▶ _AIM_
All lines holding the string "this" are to be shown.

** start **

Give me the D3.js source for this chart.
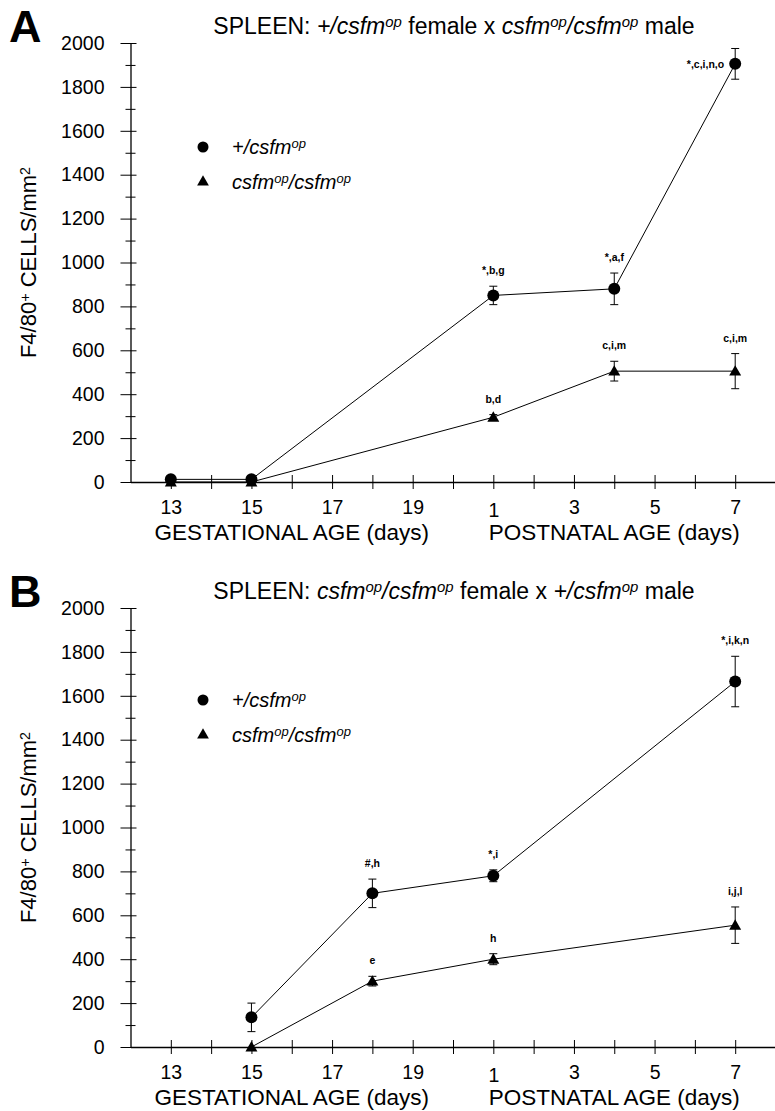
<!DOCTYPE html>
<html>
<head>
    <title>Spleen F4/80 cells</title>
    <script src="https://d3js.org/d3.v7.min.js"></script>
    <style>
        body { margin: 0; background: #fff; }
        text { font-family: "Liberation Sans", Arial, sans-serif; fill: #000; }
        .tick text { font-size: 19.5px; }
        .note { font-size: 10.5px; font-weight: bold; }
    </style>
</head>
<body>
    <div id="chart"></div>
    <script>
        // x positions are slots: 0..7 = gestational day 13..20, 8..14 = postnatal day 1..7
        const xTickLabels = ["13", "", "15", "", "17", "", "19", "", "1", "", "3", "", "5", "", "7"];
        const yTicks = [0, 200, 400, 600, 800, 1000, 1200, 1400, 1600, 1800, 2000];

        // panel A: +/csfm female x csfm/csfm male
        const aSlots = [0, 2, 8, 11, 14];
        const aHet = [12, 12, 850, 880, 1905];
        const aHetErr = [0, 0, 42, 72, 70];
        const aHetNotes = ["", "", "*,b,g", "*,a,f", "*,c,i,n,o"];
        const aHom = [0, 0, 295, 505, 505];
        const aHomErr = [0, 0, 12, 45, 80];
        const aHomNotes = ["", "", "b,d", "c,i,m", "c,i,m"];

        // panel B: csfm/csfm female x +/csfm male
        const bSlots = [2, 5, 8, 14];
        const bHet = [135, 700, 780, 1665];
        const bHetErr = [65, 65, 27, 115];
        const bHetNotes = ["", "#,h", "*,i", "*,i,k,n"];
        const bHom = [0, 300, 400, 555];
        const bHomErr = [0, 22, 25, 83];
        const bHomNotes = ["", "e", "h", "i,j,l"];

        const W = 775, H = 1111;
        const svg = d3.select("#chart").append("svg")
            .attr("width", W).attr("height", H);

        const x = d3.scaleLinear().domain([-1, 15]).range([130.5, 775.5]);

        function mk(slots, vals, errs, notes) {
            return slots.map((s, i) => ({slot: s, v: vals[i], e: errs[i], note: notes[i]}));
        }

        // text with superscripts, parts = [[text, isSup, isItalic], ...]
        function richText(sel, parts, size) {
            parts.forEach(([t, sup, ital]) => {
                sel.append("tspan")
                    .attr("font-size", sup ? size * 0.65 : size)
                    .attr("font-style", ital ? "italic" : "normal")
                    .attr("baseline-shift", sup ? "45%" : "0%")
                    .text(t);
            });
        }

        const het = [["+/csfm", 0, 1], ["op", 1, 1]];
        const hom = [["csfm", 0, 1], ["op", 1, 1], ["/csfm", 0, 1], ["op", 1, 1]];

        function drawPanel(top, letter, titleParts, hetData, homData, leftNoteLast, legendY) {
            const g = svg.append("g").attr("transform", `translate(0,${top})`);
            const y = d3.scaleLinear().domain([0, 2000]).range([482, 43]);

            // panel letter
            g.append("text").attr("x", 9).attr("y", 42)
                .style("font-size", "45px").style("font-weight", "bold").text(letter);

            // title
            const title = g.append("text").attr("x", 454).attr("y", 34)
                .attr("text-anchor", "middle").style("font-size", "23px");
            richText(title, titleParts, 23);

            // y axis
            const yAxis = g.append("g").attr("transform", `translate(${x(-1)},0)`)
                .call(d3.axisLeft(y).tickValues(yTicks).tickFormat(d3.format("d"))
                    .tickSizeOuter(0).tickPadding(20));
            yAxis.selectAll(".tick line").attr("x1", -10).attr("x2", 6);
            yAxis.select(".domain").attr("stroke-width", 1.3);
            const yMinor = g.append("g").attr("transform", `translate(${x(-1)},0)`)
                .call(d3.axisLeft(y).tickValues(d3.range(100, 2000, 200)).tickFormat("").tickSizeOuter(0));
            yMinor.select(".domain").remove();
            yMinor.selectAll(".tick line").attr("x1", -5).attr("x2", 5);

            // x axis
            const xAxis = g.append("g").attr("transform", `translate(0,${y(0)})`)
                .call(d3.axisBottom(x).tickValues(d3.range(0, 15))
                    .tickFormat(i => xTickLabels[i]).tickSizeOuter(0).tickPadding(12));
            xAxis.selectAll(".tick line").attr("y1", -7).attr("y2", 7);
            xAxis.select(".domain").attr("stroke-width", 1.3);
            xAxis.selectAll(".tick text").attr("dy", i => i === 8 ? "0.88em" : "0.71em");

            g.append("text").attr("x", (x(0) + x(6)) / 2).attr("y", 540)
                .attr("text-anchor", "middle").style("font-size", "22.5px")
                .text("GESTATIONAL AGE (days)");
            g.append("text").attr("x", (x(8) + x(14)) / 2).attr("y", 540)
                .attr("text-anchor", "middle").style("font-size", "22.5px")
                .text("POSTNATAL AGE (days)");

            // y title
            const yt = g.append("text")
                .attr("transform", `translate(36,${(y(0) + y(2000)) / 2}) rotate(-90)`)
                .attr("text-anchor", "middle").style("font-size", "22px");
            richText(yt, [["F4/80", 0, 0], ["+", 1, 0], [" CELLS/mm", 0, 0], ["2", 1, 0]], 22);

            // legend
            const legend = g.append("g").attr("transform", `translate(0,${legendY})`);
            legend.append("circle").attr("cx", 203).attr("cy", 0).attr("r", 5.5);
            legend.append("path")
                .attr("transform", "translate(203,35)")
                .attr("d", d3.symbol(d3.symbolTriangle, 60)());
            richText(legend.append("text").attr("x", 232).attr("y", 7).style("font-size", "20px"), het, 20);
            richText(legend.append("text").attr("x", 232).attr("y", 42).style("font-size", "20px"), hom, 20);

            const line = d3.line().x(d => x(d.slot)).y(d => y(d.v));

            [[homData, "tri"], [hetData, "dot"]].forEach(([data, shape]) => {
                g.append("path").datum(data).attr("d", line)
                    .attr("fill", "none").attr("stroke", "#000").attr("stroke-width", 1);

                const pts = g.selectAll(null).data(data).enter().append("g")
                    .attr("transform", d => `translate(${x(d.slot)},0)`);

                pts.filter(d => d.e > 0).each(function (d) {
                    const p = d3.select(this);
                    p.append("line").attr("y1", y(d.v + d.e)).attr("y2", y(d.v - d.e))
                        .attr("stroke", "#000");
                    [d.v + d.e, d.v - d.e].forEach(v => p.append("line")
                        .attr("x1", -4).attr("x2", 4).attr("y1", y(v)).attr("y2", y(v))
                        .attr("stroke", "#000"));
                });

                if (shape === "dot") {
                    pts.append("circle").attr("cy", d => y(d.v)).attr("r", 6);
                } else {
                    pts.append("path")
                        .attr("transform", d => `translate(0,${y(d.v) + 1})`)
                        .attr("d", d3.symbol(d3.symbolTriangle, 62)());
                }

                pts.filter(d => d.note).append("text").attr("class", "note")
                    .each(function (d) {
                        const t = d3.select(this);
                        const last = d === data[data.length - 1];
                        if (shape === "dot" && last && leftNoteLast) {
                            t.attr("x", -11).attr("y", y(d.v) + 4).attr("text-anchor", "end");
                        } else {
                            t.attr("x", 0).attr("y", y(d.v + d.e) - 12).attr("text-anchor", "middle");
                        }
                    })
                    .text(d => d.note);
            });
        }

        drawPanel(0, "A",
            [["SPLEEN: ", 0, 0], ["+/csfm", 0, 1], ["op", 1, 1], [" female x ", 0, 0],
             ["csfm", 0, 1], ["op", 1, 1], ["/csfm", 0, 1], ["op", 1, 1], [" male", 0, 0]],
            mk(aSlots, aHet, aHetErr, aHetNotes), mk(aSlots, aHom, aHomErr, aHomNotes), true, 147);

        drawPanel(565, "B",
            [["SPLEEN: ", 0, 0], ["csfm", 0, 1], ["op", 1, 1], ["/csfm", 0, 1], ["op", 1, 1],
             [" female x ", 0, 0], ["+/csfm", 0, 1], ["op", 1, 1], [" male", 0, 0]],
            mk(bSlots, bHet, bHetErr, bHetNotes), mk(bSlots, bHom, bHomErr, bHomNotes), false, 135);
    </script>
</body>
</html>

** end **

▶ _SOLUTION_
Give me the D3.js source for this chart.
                    const p = d3.select(this);
                        const t = d3.select(this);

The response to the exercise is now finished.